Well, I was on antidepressants when my boyfriend and I started going out in 2017. I came off them in November 2019 and I definitely think SSRIs completely knocked my libido. It’s so much better now. Reflecting back on it now, I can see the sex wasn’t as good and I wasn’t as happy with it. I definitely think it could be medication and lack of security with things like, especially with university students.

Are you seeing the research reflected in your real life too?
With my few single friends, I can definitely say they’re having less sex because they’re being more cautious about who they want to let into their house. This pandemic has really opened people’s eyes to the fact that anyone can carry anything, and you don’t know at the time. You’ve got to be really careful with who you interact with.
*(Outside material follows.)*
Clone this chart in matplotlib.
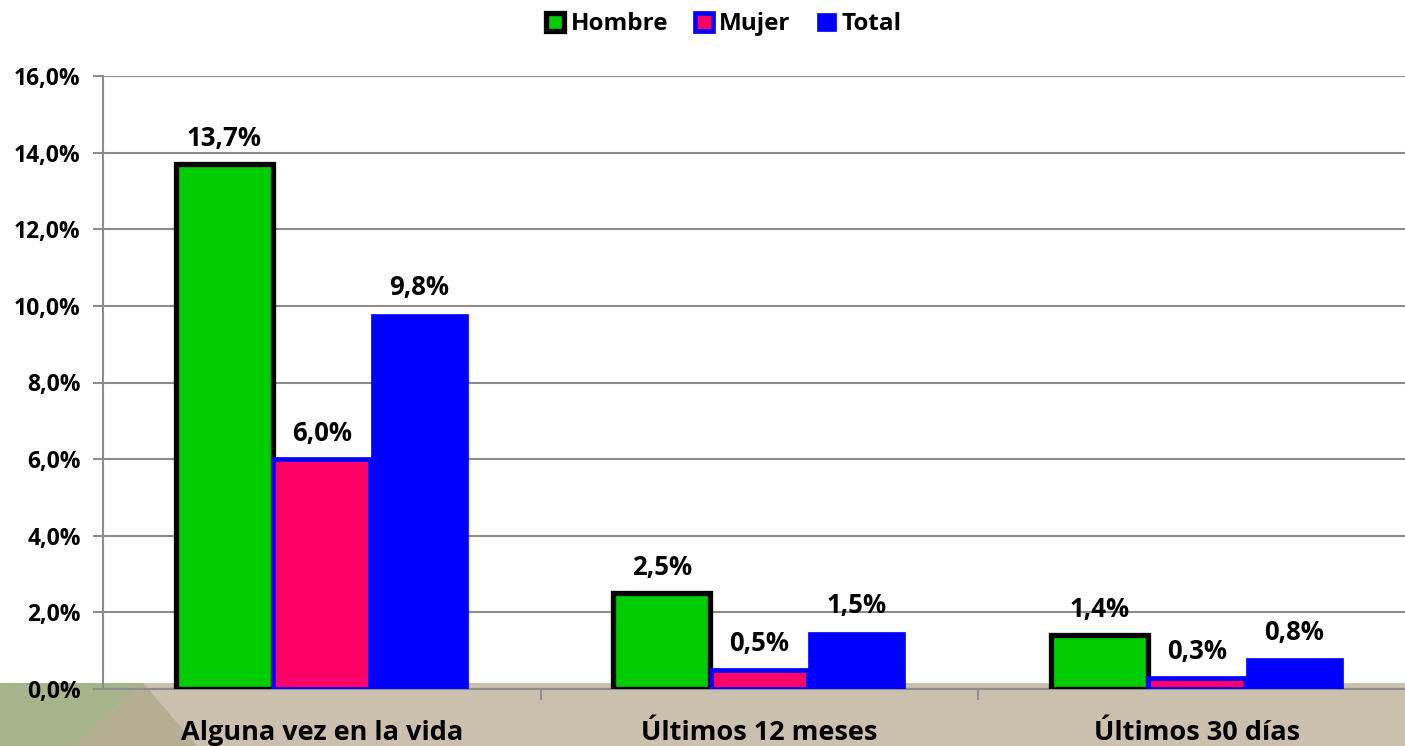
import matplotlib
matplotlib.use("Agg")
import matplotlib.pyplot as plt
from matplotlib.patches import Polygon, Rectangle
import numpy as np

categories = ["Alguna vez en la vida", "Últimos 12 meses", "Últimos 30 días"]
series_names = ["Hombre", "Mujer", "Total"]
hombre = [13.7, 2.5, 1.4]
mujer = [6.0, 0.5, 0.3]
total = [9.8, 1.5, 0.8]
yticks = [0, 2, 4, 6, 8, 10, 12, 14, 16]

plt.rcParams['font.family'] = ['Open Sans', 'DejaVu Sans']
plt.rcParams['font.weight'] = 'bold'

W, H = 1405, 746
fig = plt.figure(figsize=(W / 100, H / 100), dpi=100)
fig.patch.set_facecolor("white")

def fx(px):
    return px / W
def fy(py):
    return 1 - py / H

# background band at bottom (drawn on an underlying axes)
bg = fig.add_axes([0, 0, 1, 1], zorder=-5)
bg.set_xlim(0, 1); bg.set_ylim(0, 1); bg.axis("off")
bg.add_patch(Rectangle((0, 0), 1, fy(683), facecolor="#CBBFAE", edgecolor="none"))
bg.add_patch(Polygon([(fx(0), fy(683)), (fx(143), fy(683)), (fx(73), fy(746)), (fx(0), fy(746))],
                     closed=True, facecolor="#A7B48C", edgecolor="none"))
bg.add_patch(Polygon([(fx(143), fy(683)), (fx(197), fy(746)), (fx(73), fy(746))],
                     closed=True, facecolor="#B6AE92", edgecolor="none"))

ax = fig.add_axes([103 / W, 57 / H, 1312.5 / W, 613 / H], zorder=1)
ax.set_facecolor("none")

x = np.arange(len(categories))
bw = 0.222
off = 0.223

b1 = ax.bar(x - off, hombre, bw, color="#00CC00", edgecolor="black", linewidth=3.8, zorder=3,
            label=series_names[0])
b2 = ax.bar(x, mujer, bw, color="#FF0066", edgecolor="#0000FF", linewidth=3.4, zorder=3,
            label=series_names[1])
b3 = ax.bar(x + off, total, bw, color="#0000FF", edgecolor="#0000FF", linewidth=0.5, zorder=3,
            label=series_names[2])

def fmt(v):
    return f"{v:.1f}%".replace(".", ",")

for bars, vals in [(b1, hombre), (b2, mujer), (b3, total)]:
    for b, v in zip(bars, vals):
        ax.annotate(fmt(v), (b.get_x() + b.get_width() / 2, v), xytext=(0, 9),
                    textcoords="offset points", ha="center", va="bottom",
                    fontsize=18.5, fontweight="bold", color="black", zorder=5)

ax.set_xlim(-0.5, 2.5)
ax.set_ylim(0, 16)
ax.set_yticks(yticks)
ax.set_yticklabels([fmt(v) for v in yticks], fontsize=16.5, fontweight="bold")
ax.yaxis.grid(True, color="#8C8C8C", linewidth=1.5, zorder=1)
ax.set_axisbelow(True)

ax.set_xticks([0.5, 1.5], minor=False)
ax.set_xticklabels(["", ""])
ax.set_xticks(x, minor=True)
ax.set_xticklabels(categories, minor=True, fontsize=19.5, fontweight="bold")
ax.tick_params(axis="x", which="minor", length=0, pad=22)
ax.tick_params(axis="x", which="major", length=8, width=1.5, color="#8C8C8C")
ax.tick_params(axis="y", length=7, width=1.5, color="#8C8C8C", pad=9)

for s in ["top", "right"]:
    ax.spines[s].set_visible(False)
ax.spines["left"].set_color("#8C8C8C")
ax.spines["left"].set_linewidth(1.5)
ax.spines["bottom"].set_color("#8C8C8C")
ax.spines["bottom"].set_linewidth(1.5)

leg = fig.legend(handles=[b1, b2, b3], labels=series_names, loc="upper center",
                 bbox_to_anchor=(724 / W, 1.0), ncol=3, frameon=False,
                 fontsize=17.5, handlelength=0.75, handleheight=0.75, handletextpad=0.25,
                 columnspacing=1.1, borderaxespad=0.1)
for t in leg.get_texts():
    t.set_fontweight("bold")

fig.savefig("out.png", dpi=100)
Yeah, I guess hooking up with someone you’ve only just met is off limits for most people. 
Before it was like, “Oh oops,” but now, if my friend is like, “I brought this guy back that I don’t know,” I’d be like, “What are you doing? Are you trying to get sick?” It’s so irresponsible now. It’s crazy to me how much society has changed from the beginning of this year to now with our attitudes towards things. We used to go to festivals and concerts and interact with people all the time. Friends have had sex with randoms at a festival with someone they just met. You can’t imagine that now.

Yeah, even someone brushing up against you when you’re at Tesco is like, “ugh”. Have you seen the sex “guidelines” they released? No kissing and you have to wear a mask.
Who is doing that though? Before that it was like, “Hold on, let me get a condom.” Now it’s like, “Let me get the condoms, the masks and the hand sanitiser and this.” It’s too much work. I wouldn’t be in the mood after all of that if I was single.